Instead I abandoned the ‘label’ field and just used the ‘full date’ field.  Actually, I still use the ‘label’ field to check whether the script needs to process labels or not.  Here’s a description of the logic for working out where a label should be added:

The dates are first split up into their individual boxes.  Then, if there is a label for the lexeme I go through each date in turn.  I split the full date field and look at the part after the date.  I go through each character of this in turn.  If the character is a ‘+’ then I stop.  If I have yet to find label text (they all start with an a-z character) and the character is a ‘-‘ and the following character is a number then I stop.  Otherwise if the character is a-z I note that I’ve started the label.  If I’ve started the label and the current character is a number then I stop.  Otherwise I add the current character to the label and proceed to the next character until all remaining characters are processed or a ‘stop’ criteria is reached.  After that if there is any label text it’s added to the date.  This process seems to work.  I did, however, have to fix how labels applied to ‘current’ dates are processed.  For a current date my algorithm was adding the label to the final year and not the current date (stored as 9999) as the label is found after the final year and ‘9999’ isn’t found in the full date string.  I added a further check for ‘current’ dates after the initial label processing that moves labels from the penultimate date to the current date in such cases.
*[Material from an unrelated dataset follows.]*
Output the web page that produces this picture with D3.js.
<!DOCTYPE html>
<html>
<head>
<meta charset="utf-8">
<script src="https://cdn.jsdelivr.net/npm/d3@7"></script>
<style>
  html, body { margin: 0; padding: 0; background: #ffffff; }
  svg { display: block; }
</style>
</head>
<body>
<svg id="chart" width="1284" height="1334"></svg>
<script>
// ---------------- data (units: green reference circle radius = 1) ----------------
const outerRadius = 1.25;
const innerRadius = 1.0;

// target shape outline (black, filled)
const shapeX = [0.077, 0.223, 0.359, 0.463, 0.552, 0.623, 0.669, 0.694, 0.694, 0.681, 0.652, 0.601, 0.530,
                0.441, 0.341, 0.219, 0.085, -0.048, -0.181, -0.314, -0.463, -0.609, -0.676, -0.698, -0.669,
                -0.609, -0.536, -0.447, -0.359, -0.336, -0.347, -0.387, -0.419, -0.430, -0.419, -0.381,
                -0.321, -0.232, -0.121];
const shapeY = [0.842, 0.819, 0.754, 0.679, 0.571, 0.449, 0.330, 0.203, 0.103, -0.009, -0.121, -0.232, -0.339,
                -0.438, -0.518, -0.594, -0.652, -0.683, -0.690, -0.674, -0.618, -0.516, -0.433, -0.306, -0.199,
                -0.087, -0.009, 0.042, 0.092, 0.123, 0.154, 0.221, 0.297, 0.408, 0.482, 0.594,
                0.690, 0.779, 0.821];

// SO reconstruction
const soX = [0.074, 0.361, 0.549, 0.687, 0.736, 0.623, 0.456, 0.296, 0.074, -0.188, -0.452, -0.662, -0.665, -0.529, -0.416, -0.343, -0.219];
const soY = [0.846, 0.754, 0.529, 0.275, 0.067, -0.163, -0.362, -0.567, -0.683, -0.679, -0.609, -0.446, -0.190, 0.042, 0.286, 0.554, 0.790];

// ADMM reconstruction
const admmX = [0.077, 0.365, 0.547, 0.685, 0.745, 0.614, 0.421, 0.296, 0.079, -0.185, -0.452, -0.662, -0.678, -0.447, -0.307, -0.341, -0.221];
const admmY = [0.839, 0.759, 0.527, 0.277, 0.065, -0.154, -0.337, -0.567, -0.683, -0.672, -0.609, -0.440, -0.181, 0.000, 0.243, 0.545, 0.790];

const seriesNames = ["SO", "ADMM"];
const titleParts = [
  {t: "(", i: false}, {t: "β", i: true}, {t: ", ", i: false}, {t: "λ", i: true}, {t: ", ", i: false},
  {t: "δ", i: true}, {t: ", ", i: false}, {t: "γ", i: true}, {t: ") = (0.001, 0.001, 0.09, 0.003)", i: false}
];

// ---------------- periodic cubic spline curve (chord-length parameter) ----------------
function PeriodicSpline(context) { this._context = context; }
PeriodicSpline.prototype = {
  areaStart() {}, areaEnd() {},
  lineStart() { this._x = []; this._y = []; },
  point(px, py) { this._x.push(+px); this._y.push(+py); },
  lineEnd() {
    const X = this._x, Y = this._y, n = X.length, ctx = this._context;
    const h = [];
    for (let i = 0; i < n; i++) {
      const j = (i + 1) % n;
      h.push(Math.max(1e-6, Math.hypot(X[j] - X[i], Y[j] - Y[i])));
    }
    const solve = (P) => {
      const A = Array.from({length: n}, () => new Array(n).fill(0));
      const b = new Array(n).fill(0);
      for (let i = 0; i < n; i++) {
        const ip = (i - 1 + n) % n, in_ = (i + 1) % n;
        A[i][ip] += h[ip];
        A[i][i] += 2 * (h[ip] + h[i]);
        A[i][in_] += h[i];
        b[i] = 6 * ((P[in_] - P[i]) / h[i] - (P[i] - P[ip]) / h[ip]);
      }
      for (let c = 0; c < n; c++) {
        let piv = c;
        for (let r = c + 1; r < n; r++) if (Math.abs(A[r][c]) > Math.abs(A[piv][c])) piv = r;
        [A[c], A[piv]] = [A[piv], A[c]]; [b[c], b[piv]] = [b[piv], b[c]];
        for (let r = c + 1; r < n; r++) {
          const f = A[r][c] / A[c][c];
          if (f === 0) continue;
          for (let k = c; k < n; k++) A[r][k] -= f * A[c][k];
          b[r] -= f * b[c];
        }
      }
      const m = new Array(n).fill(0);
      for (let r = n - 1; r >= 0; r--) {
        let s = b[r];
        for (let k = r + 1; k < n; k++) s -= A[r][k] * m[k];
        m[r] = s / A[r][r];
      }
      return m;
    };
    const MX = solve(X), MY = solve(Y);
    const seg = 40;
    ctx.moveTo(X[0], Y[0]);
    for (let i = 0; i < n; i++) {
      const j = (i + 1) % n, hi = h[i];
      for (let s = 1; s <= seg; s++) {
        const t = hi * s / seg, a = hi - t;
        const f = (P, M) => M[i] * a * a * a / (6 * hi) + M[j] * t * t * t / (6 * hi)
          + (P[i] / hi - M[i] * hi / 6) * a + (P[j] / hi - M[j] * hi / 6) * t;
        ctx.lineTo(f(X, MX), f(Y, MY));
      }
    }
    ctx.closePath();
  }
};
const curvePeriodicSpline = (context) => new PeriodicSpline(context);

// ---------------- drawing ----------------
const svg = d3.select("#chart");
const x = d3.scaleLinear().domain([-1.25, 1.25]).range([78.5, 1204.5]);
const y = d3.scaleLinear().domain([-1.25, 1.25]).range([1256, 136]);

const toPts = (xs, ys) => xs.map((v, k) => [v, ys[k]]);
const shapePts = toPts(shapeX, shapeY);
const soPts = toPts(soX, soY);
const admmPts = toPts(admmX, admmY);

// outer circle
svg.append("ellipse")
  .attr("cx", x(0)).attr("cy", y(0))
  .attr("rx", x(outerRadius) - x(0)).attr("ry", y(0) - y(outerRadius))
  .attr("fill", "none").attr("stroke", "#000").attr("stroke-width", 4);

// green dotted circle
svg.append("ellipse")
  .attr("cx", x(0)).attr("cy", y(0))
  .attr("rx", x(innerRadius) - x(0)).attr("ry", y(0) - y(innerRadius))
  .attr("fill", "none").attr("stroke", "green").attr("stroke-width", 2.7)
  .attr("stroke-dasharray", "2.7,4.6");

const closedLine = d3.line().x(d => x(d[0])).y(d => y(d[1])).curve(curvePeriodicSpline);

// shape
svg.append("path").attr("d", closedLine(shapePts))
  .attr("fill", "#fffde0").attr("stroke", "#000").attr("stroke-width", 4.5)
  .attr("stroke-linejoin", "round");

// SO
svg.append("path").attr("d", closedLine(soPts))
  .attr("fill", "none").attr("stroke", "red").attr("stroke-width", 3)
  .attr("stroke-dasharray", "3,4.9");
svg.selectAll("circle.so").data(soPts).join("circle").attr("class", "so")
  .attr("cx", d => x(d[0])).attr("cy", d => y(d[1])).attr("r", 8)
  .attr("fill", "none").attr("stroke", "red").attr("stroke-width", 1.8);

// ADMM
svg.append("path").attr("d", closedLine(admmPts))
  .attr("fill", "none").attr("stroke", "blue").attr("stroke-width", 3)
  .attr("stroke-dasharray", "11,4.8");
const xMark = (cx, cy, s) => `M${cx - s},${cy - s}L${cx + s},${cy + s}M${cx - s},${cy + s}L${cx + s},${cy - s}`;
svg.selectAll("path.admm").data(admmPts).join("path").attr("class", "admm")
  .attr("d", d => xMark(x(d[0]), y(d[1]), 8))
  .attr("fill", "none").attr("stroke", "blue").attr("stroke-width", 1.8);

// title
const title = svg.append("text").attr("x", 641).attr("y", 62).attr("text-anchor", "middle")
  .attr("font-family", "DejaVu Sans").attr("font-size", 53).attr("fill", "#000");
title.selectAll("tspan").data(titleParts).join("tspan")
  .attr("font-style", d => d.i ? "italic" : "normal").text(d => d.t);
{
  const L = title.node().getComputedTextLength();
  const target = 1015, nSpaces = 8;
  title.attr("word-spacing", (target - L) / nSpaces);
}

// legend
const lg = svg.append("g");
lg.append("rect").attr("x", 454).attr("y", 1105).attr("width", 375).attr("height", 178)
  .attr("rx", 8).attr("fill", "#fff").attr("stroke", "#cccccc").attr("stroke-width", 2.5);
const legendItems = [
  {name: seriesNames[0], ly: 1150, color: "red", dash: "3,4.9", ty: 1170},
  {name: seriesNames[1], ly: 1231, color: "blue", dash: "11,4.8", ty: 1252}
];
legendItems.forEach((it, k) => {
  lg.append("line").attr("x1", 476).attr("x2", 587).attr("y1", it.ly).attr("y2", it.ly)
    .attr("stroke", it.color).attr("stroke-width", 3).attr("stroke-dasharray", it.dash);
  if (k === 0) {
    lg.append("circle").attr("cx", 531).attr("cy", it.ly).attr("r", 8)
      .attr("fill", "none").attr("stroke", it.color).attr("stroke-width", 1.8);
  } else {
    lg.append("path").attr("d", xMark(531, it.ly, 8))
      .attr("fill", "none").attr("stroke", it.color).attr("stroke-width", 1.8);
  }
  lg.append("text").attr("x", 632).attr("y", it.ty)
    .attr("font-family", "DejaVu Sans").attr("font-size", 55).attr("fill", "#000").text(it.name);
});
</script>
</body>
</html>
In addition to these three big projects I also had an email conversation with Jane Roberts about some issues she’d been having with labels in the Thesaurus of Old English, I liaised with Arts IT Support to get some server space set up for Rachel Smith and Ewa Wanat’s project, I gave some feedback on a job description for an RA for the Books and Borrowing project, helped Carole Hough with an issue with a presentation of the Berwickshire Place-names resource, gave the PI response for Thomas’s Iona project a final once-over, gave a report on the cost of Mapbox to Jennifer Smith for the SCOSYA project and arranged to meet Matthew Creasey next week to discuss his Decadence and Translation project.